TASK INSTRUCTIONS
Copy every line that contains the string "Emit" from the entries below.

#### RECORDS TO PROCESS

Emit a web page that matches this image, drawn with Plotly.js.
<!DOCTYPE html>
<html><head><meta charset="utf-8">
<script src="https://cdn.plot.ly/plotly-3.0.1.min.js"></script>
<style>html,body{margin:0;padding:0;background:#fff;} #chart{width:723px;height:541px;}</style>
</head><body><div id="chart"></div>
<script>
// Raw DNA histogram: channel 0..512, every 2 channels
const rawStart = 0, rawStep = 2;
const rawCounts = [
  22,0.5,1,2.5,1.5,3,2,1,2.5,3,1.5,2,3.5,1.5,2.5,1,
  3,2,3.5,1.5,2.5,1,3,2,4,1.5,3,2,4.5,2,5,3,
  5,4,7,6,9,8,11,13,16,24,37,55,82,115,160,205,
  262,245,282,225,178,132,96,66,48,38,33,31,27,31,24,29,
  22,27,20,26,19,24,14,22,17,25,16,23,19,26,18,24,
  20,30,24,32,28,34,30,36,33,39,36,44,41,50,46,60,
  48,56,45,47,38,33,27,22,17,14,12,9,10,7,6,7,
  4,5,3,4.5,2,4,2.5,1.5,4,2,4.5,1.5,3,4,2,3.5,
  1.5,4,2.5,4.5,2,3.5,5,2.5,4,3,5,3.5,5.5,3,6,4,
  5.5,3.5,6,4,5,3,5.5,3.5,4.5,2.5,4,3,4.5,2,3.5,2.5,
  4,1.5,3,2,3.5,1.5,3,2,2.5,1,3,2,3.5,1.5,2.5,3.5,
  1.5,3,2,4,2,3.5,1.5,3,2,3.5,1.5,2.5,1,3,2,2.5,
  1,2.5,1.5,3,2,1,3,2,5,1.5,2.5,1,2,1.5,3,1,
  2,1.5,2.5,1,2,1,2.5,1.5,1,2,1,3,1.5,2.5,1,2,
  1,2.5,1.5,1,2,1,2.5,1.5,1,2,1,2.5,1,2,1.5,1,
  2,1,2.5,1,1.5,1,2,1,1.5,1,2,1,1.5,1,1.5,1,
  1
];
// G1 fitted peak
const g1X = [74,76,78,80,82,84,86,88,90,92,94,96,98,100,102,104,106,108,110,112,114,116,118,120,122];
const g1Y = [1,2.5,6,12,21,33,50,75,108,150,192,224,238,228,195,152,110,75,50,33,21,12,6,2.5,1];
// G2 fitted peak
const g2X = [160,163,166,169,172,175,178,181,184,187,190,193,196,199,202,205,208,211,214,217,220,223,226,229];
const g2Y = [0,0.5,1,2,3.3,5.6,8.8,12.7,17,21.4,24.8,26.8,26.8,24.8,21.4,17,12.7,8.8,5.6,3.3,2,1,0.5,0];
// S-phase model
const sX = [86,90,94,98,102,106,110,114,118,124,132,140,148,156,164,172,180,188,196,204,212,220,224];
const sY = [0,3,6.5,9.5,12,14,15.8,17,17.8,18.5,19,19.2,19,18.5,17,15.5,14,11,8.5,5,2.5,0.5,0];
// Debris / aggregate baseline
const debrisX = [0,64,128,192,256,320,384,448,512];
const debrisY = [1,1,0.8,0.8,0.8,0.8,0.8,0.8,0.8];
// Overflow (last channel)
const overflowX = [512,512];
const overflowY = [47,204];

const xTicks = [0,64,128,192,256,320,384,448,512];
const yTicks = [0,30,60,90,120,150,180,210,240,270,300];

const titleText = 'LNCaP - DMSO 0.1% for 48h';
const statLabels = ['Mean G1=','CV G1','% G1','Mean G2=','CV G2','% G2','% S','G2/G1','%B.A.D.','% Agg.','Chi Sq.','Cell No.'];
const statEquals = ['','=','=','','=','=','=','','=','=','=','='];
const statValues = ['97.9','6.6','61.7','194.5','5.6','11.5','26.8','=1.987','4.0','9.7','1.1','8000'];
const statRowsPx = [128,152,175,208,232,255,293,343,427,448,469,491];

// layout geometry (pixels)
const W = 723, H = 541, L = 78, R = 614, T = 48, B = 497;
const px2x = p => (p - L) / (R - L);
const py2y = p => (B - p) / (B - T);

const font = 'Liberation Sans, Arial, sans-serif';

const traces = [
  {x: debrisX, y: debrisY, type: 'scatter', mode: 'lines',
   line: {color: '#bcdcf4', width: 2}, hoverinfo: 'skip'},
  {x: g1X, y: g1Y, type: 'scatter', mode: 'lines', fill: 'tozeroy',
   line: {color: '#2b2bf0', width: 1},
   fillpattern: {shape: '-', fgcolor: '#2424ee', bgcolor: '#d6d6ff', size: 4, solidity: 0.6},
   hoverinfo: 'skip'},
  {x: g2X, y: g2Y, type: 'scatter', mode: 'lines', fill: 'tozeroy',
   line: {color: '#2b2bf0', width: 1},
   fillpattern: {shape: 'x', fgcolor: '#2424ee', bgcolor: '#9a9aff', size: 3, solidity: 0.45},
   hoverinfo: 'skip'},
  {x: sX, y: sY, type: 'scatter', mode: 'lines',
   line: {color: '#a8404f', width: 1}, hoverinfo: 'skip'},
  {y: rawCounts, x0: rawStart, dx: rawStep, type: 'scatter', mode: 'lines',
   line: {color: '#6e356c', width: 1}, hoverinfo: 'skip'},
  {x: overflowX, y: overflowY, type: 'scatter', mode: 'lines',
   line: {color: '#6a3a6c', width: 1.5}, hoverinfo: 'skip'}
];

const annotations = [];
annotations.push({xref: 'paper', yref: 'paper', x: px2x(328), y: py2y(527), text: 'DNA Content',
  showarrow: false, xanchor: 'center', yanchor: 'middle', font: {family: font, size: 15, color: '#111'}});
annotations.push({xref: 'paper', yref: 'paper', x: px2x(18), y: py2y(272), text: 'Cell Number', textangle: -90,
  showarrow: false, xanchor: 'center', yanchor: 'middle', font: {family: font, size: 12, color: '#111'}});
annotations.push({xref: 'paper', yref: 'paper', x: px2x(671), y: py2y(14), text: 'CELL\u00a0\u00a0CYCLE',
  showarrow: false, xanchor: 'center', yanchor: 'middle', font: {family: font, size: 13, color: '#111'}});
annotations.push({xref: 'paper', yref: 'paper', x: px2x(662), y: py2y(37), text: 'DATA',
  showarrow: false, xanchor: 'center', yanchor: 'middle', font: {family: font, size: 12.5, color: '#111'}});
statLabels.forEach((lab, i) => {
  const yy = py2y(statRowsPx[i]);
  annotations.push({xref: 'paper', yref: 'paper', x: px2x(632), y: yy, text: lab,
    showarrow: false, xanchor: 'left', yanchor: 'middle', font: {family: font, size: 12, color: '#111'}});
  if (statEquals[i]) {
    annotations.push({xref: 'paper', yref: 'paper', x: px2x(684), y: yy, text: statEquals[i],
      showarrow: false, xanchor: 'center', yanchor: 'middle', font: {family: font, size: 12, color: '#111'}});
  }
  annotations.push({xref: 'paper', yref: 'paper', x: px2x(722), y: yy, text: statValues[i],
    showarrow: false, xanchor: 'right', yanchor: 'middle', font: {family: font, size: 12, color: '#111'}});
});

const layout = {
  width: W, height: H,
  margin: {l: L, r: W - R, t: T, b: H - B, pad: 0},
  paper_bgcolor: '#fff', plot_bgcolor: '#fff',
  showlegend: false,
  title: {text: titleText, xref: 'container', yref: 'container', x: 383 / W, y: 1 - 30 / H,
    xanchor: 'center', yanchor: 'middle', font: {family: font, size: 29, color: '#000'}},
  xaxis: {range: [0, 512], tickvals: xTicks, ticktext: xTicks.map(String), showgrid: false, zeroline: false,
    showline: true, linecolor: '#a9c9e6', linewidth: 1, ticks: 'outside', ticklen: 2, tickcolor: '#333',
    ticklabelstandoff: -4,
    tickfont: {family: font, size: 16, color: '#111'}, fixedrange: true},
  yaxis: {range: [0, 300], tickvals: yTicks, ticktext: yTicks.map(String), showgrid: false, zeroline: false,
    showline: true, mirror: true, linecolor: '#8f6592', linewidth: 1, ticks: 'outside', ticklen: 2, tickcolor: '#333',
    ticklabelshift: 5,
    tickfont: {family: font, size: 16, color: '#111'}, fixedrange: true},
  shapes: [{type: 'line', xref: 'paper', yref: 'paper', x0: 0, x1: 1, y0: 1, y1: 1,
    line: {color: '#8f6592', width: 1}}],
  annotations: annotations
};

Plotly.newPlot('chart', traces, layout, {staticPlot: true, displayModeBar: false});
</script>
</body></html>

########
#### RECORDS TO PROCESS

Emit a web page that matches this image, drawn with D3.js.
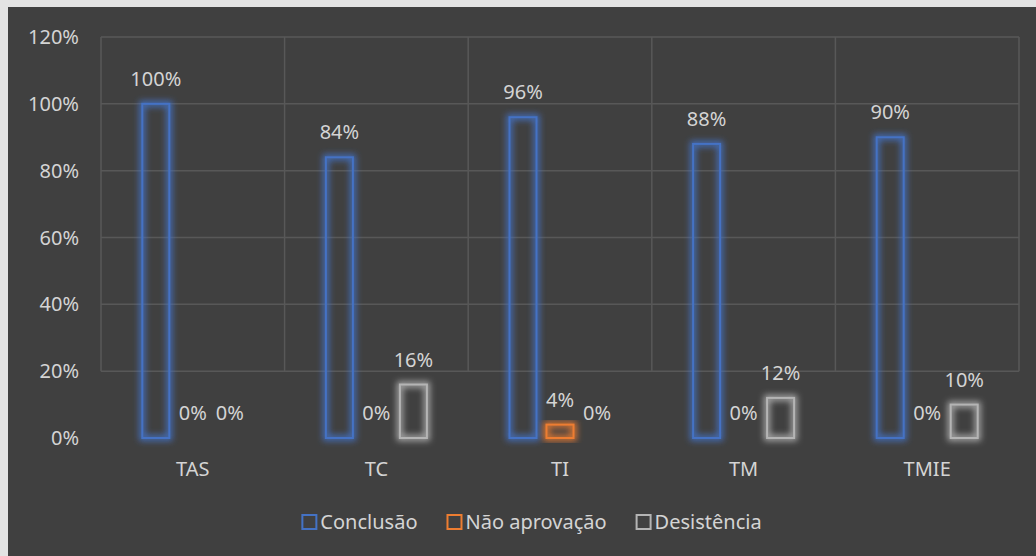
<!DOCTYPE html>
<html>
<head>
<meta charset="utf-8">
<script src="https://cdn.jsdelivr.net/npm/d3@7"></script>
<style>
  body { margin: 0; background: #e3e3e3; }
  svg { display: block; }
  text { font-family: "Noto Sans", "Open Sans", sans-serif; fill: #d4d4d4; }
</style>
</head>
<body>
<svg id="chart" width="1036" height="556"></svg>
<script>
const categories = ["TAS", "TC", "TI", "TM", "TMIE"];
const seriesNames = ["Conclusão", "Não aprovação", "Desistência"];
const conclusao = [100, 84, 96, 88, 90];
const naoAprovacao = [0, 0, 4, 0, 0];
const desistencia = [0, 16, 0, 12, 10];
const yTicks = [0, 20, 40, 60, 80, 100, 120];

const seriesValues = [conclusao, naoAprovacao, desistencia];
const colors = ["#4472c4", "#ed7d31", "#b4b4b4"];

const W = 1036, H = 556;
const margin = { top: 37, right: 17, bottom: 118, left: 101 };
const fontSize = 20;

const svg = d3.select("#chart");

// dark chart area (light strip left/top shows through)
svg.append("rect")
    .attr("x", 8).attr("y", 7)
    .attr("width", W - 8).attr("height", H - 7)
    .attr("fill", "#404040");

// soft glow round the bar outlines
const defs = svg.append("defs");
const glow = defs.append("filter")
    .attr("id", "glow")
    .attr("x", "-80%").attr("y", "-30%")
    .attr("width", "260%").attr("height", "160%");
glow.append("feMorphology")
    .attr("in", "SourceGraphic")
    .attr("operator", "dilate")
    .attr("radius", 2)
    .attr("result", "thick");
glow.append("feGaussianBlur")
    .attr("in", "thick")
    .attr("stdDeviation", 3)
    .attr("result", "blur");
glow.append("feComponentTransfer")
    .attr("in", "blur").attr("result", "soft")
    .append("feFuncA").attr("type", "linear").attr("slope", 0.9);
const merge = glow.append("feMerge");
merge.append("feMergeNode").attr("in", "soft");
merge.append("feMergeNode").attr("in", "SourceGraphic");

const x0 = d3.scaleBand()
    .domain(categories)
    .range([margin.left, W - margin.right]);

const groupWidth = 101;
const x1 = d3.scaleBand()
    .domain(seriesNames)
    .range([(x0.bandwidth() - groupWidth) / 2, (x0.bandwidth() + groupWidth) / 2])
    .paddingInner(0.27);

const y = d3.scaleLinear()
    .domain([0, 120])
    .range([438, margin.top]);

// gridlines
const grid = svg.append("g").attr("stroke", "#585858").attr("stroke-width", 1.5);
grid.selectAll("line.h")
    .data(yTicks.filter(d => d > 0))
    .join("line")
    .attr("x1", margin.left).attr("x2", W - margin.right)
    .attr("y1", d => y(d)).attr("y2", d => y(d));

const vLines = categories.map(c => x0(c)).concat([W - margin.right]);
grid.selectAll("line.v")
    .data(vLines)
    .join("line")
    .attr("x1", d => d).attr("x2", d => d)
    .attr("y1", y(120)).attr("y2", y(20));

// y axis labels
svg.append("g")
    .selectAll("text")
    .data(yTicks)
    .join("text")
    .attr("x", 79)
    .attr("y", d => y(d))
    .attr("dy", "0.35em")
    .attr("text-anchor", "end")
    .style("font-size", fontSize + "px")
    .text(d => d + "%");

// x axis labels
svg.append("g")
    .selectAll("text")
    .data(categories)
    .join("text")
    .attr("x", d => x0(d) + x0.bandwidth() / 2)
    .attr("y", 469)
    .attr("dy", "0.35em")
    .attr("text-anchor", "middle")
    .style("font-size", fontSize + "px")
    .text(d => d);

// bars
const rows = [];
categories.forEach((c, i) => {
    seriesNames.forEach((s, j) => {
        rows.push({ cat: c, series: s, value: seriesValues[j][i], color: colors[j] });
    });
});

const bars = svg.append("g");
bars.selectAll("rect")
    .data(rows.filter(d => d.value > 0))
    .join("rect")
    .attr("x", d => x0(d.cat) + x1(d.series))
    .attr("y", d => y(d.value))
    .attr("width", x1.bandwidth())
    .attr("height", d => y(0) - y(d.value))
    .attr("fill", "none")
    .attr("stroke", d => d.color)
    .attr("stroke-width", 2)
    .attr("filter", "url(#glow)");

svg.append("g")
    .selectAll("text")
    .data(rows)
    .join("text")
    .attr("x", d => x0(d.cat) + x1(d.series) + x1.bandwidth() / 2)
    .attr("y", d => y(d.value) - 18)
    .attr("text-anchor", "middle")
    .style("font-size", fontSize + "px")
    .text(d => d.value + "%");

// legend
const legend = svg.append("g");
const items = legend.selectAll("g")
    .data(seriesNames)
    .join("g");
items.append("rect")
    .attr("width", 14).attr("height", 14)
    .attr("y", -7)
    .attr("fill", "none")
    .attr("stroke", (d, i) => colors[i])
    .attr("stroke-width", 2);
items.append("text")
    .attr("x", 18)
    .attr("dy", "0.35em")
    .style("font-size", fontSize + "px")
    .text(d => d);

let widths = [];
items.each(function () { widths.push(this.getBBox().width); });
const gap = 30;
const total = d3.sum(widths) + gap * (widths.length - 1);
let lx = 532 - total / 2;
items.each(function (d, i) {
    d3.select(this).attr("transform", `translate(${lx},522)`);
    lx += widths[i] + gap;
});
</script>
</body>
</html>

########
#### RECORDS TO PROCESS

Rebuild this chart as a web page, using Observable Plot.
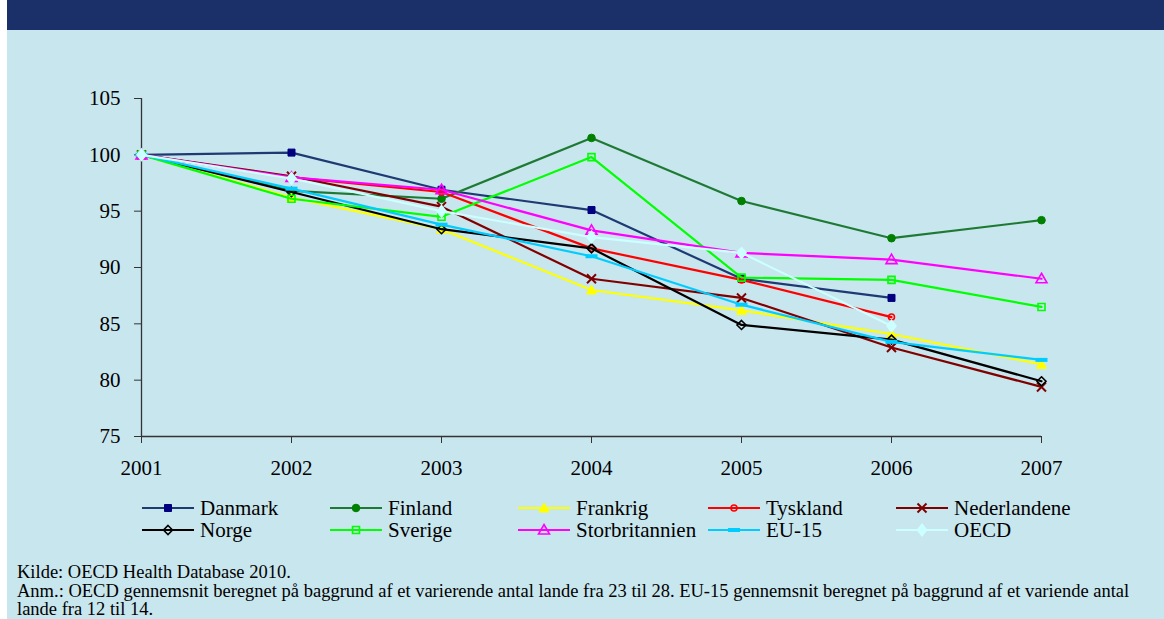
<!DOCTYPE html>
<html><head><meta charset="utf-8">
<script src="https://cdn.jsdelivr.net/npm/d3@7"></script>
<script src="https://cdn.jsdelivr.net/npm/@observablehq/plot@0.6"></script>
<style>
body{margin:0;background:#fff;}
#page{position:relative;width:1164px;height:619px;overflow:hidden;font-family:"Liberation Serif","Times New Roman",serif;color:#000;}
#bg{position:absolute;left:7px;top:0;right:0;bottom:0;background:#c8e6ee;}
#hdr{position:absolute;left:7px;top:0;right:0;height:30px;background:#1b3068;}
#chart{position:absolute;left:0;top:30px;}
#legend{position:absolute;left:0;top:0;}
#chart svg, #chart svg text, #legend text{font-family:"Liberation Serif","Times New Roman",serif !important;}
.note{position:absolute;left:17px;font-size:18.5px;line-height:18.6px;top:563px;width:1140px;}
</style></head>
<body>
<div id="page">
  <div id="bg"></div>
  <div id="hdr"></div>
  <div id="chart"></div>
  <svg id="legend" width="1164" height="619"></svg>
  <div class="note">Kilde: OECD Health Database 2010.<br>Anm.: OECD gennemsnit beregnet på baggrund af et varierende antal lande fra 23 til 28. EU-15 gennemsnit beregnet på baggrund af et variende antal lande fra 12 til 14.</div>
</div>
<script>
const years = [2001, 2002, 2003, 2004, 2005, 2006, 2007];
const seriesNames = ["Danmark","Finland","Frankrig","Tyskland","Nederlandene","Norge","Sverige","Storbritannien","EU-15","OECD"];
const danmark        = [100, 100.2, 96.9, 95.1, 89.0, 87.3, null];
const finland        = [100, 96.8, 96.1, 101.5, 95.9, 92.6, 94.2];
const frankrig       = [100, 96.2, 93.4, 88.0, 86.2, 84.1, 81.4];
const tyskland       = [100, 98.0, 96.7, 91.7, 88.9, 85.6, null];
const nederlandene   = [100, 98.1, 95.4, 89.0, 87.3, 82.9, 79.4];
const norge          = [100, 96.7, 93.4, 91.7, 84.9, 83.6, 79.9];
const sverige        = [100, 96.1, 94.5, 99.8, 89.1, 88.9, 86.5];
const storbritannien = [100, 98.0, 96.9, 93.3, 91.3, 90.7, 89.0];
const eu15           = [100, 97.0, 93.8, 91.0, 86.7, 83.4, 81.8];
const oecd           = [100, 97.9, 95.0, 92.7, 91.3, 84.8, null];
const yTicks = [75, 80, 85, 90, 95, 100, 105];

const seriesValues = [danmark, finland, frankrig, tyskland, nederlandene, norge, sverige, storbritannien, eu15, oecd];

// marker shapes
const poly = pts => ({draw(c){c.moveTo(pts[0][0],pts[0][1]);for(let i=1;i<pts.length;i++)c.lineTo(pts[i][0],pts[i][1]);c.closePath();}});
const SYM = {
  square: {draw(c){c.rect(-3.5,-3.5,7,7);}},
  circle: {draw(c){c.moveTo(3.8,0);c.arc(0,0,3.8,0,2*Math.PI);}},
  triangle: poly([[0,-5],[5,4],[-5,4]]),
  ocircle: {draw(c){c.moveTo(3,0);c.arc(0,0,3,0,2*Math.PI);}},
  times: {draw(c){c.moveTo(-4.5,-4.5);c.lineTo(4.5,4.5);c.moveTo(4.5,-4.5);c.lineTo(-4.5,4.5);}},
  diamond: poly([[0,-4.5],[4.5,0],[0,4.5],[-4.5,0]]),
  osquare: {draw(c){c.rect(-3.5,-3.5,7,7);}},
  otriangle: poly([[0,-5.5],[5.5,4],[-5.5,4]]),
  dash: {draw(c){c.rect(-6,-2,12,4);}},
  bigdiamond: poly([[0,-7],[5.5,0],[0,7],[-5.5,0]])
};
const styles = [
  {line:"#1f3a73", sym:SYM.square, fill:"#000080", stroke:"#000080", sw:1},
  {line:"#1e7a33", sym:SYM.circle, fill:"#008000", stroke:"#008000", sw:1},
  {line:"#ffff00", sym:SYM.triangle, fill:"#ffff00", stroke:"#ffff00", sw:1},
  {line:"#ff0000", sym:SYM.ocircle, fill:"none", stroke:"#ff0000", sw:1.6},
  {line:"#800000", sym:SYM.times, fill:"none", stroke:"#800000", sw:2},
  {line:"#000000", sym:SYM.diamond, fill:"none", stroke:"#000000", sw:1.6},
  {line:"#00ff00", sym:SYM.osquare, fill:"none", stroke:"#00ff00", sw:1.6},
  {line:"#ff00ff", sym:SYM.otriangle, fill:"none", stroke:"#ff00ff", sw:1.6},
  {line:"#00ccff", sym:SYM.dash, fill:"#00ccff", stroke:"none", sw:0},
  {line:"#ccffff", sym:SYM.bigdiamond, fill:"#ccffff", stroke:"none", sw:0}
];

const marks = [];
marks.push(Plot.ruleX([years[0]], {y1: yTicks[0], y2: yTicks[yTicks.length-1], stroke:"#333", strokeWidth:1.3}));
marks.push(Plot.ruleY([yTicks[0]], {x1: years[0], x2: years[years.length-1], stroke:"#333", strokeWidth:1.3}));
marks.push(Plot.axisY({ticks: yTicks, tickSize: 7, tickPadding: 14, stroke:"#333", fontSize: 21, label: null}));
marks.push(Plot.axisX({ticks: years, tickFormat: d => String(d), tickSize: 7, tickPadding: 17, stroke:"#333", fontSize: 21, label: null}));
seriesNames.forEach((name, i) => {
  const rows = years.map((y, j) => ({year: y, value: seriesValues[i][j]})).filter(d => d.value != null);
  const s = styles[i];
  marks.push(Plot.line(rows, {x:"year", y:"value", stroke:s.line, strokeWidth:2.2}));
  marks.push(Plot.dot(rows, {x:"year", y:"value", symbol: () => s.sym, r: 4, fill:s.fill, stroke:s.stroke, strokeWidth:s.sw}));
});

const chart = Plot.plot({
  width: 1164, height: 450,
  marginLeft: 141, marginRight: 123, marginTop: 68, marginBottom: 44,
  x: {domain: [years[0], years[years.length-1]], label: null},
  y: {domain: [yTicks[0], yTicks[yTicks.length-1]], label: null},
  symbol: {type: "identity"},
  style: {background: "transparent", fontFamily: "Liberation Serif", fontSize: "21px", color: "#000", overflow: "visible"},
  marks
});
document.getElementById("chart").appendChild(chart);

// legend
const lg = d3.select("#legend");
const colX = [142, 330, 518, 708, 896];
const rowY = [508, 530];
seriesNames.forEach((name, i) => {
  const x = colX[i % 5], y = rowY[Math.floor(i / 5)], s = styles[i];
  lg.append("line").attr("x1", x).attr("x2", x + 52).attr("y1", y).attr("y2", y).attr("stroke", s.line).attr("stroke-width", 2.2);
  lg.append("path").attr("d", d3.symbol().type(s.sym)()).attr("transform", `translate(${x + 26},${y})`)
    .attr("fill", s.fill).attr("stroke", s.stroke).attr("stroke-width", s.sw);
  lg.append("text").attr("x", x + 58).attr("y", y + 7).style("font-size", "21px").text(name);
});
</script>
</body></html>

########

RESULT FOR THIS TASK
Emit a web page that matches this image, drawn with Plotly.js.
Emit a web page that matches this image, drawn with D3.js.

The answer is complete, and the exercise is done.